**Exercise details**
Word for word, copy all the data and drop the pictures.

**Data section**

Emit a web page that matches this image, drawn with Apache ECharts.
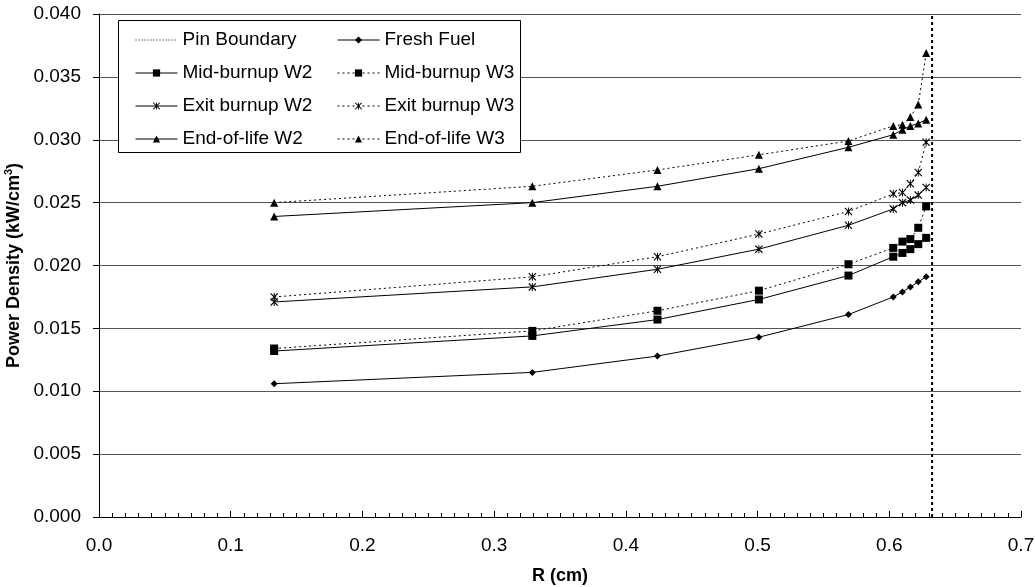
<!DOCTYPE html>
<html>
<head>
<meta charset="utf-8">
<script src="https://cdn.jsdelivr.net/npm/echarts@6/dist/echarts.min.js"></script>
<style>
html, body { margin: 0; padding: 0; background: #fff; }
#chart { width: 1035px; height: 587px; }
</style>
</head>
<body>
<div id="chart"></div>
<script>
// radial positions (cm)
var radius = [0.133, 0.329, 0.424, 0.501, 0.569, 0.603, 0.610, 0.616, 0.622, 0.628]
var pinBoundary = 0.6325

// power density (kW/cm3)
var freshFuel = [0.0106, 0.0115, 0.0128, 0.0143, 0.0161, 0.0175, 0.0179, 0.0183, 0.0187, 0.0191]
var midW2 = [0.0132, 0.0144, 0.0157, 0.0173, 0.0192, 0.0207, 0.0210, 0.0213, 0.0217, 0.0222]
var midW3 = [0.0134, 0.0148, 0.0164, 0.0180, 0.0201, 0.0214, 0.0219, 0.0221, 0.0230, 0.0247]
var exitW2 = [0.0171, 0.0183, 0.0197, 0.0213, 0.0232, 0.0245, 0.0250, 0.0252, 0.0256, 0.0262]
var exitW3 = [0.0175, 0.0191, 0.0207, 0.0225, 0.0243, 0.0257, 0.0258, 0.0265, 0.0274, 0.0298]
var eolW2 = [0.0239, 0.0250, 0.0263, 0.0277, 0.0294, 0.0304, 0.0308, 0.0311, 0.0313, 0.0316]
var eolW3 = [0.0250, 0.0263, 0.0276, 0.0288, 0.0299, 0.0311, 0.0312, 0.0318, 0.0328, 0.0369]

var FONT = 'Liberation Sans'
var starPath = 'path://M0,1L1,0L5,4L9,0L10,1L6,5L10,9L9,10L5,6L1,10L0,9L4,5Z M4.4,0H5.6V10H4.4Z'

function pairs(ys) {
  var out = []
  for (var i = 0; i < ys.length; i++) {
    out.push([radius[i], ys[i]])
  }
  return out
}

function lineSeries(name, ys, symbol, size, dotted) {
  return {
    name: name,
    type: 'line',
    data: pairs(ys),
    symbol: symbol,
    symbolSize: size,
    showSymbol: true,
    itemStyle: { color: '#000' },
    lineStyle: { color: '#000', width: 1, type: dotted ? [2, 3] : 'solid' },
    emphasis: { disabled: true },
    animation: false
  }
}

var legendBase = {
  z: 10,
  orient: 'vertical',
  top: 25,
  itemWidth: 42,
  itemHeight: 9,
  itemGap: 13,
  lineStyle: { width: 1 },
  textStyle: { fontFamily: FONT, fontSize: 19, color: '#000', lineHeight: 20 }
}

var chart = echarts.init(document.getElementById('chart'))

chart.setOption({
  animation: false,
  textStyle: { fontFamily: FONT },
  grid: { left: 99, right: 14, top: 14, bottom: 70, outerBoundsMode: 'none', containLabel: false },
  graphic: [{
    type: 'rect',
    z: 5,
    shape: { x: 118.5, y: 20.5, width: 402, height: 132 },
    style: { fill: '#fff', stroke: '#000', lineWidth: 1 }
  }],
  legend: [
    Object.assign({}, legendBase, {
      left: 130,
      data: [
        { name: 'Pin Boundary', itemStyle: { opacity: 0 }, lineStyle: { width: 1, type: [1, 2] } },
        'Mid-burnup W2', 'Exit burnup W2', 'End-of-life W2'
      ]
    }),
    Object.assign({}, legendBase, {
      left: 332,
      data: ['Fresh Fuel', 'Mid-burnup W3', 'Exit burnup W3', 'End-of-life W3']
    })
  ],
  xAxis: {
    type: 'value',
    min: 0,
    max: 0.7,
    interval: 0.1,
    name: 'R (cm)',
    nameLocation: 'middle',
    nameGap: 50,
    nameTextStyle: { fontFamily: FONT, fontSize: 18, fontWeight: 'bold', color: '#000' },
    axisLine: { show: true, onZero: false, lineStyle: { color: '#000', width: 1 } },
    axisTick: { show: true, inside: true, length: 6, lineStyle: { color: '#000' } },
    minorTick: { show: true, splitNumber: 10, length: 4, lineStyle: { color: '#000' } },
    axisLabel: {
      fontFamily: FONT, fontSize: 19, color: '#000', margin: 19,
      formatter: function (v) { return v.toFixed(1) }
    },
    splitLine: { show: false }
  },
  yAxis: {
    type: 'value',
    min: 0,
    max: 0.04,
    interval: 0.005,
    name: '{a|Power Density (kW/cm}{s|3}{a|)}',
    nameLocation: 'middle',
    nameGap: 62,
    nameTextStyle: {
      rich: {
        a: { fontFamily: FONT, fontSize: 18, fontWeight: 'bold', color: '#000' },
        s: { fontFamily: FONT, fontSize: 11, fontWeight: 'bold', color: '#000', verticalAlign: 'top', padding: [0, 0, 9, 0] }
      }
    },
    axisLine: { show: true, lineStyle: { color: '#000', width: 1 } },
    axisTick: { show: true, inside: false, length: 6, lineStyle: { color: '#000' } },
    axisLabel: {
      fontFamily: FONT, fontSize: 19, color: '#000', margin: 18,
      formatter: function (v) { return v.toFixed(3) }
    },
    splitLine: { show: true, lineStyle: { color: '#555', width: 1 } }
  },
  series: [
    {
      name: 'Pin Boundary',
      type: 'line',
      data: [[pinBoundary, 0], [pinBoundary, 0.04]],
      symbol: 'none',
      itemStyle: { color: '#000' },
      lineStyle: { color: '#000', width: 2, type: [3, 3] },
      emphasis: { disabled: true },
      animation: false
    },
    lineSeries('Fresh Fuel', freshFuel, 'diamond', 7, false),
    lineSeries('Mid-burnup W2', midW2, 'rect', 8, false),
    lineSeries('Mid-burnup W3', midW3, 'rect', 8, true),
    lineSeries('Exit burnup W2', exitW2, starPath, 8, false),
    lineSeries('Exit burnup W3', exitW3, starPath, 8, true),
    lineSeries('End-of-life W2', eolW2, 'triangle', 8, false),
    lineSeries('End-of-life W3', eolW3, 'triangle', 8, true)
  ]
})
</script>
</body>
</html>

**Written solution**
Emit a web page that matches this image, drawn with Apache ECharts.
<!DOCTYPE html>
<html>
<head>
<meta charset="utf-8">
<script src="https://cdn.jsdelivr.net/npm/echarts@6/dist/echarts.min.js"></script>
<style>
html, body { margin: 0; padding: 0; background: #fff; }
#chart { width: 1035px; height: 587px; }
</style>
</head>
<body>
<div id="chart"></div>
<script>
// radial positions (cm)
var radius = [0.133, 0.329, 0.424, 0.501, 0.569, 0.603, 0.610, 0.616, 0.622, 0.628]
var pinBoundary = 0.6325

// power density (kW/cm3)
var freshFuel = [0.0106, 0.0115, 0.0128, 0.0143, 0.0161, 0.0175, 0.0179, 0.0183, 0.0187, 0.0191]
var midW2 = [0.0132, 0.0144, 0.0157, 0.0173, 0.0192, 0.0207, 0.0210, 0.0213, 0.0217, 0.0222]
var midW3 = [0.0134, 0.0148, 0.0164, 0.0180, 0.0201, 0.0214, 0.0219, 0.0221, 0.0230, 0.0247]
var exitW2 = [0.0171, 0.0183, 0.0197, 0.0213, 0.0232, 0.0245, 0.0250, 0.0252, 0.0256, 0.0262]
var exitW3 = [0.0175, 0.0191, 0.0207, 0.0225, 0.0243, 0.0257, 0.0258, 0.0265, 0.0274, 0.0298]
var eolW2 = [0.0239, 0.0250, 0.0263, 0.0277, 0.0294, 0.0304, 0.0308, 0.0311, 0.0313, 0.0316]
var eolW3 = [0.0250, 0.0263, 0.0276, 0.0288, 0.0299, 0.0311, 0.0312, 0.0318, 0.0328, 0.0369]

var FONT = 'Liberation Sans'
var starPath = 'path://M0,1L1,0L5,4L9,0L10,1L6,5L10,9L9,10L5,6L1,10L0,9L4,5Z M4.4,0H5.6V10H4.4Z'

function pairs(ys) {
  var out = []
  for (var i = 0; i < ys.length; i++) {
    out.push([radius[i], ys[i]])
  }
  return out
}

function lineSeries(name, ys, symbol, size, dotted) {
  return {
    name: name,
    type: 'line',
    data: pairs(ys),
    symbol: symbol,
    symbolSize: size,
    showSymbol: true,
    itemStyle: { color: '#000' },
    lineStyle: { color: '#000', width: 1, type: dotted ? [2, 3] : 'solid' },
    emphasis: { disabled: true },
    animation: false
  }
}

var legendBase = {
  z: 10,
  orient: 'vertical',
  top: 25,
  itemWidth: 42,
  itemHeight: 9,
  itemGap: 13,
  lineStyle: { width: 1 },
  textStyle: { fontFamily: FONT, fontSize: 19, color: '#000', lineHeight: 20 }
}

var chart = echarts.init(document.getElementById('chart'))

chart.setOption({
  animation: false,
  textStyle: { fontFamily: FONT },
  grid: { left: 99, right: 14, top: 14, bottom: 70, outerBoundsMode: 'none', containLabel: false },
  graphic: [{
    type: 'rect',
    z: 5,
    shape: { x: 118.5, y: 20.5, width: 402, height: 132 },
    style: { fill: '#fff', stroke: '#000', lineWidth: 1 }
  }],
  legend: [
    Object.assign({}, legendBase, {
      left: 130,
      data: [
        { name: 'Pin Boundary', itemStyle: { opacity: 0 }, lineStyle: { width: 1, type: [1, 2] } },
        'Mid-burnup W2', 'Exit burnup W2', 'End-of-life W2'
      ]
    }),
    Object.assign({}, legendBase, {
      left: 332,
      data: ['Fresh Fuel', 'Mid-burnup W3', 'Exit burnup W3', 'End-of-life W3']
    })
  ],
  xAxis: {
    type: 'value',
    min: 0,
    max: 0.7,
    interval: 0.1,
    name: 'R (cm)',
    nameLocation: 'middle',
    nameGap: 50,
    nameTextStyle: { fontFamily: FONT, fontSize: 18, fontWeight: 'bold', color: '#000' },
    axisLine: { show: true, onZero: false, lineStyle: { color: '#000', width: 1 } },
    axisTick: { show: true, inside: true, length: 6, lineStyle: { color: '#000' } },
    minorTick: { show: true, splitNumber: 10, length: 4, lineStyle: { color: '#000' } },
    axisLabel: {
      fontFamily: FONT, fontSize: 19, color: '#000', margin: 19,
      formatter: function (v) { return v.toFixed(1) }
    },
    splitLine: { show: false }
  },
  yAxis: {
    type: 'value',
    min: 0,
    max: 0.04,
    interval: 0.005,
    name: '{a|Power Density (kW/cm}{s|3}{a|)}',
    nameLocation: 'middle',
    nameGap: 62,
    nameTextStyle: {
      rich: {
        a: { fontFamily: FONT, fontSize: 18, fontWeight: 'bold', color: '#000' },
        s: { fontFamily: FONT, fontSize: 11, fontWeight: 'bold', color: '#000', verticalAlign: 'top', padding: [0, 0, 9, 0] }
      }
    },
    axisLine: { show: true, lineStyle: { color: '#000', width: 1 } },
    axisTick: { show: true, inside: false, length: 6, lineStyle: { color: '#000' } },
    axisLabel: {
      fontFamily: FONT, fontSize: 19, color: '#000', margin: 18,
      formatter: function (v) { return v.toFixed(3) }
    },
    splitLine: { show: true, lineStyle: { color: '#555', width: 1 } }
  },
  series: [
    {
      name: 'Pin Boundary',
      type: 'line',
      data: [[pinBoundary, 0], [pinBoundary, 0.04]],
      symbol: 'none',
      itemStyle: { color: '#000' },
      lineStyle: { color: '#000', width: 2, type: [3, 3] },
      emphasis: { disabled: true },
      animation: false
    },
    lineSeries('Fresh Fuel', freshFuel, 'diamond', 7, false),
    lineSeries('Mid-burnup W2', midW2, 'rect', 8, false),
    lineSeries('Mid-burnup W3', midW3, 'rect', 8, true),
    lineSeries('Exit burnup W2', exitW2, starPath, 8, false),
    lineSeries('Exit burnup W3', exitW3, starPath, 8, true),
    lineSeries('End-of-life W2', eolW2, 'triangle', 8, false),
    lineSeries('End-of-life W3', eolW3, 'triangle', 8, true)
  ]
})
</script>
</body>
</html>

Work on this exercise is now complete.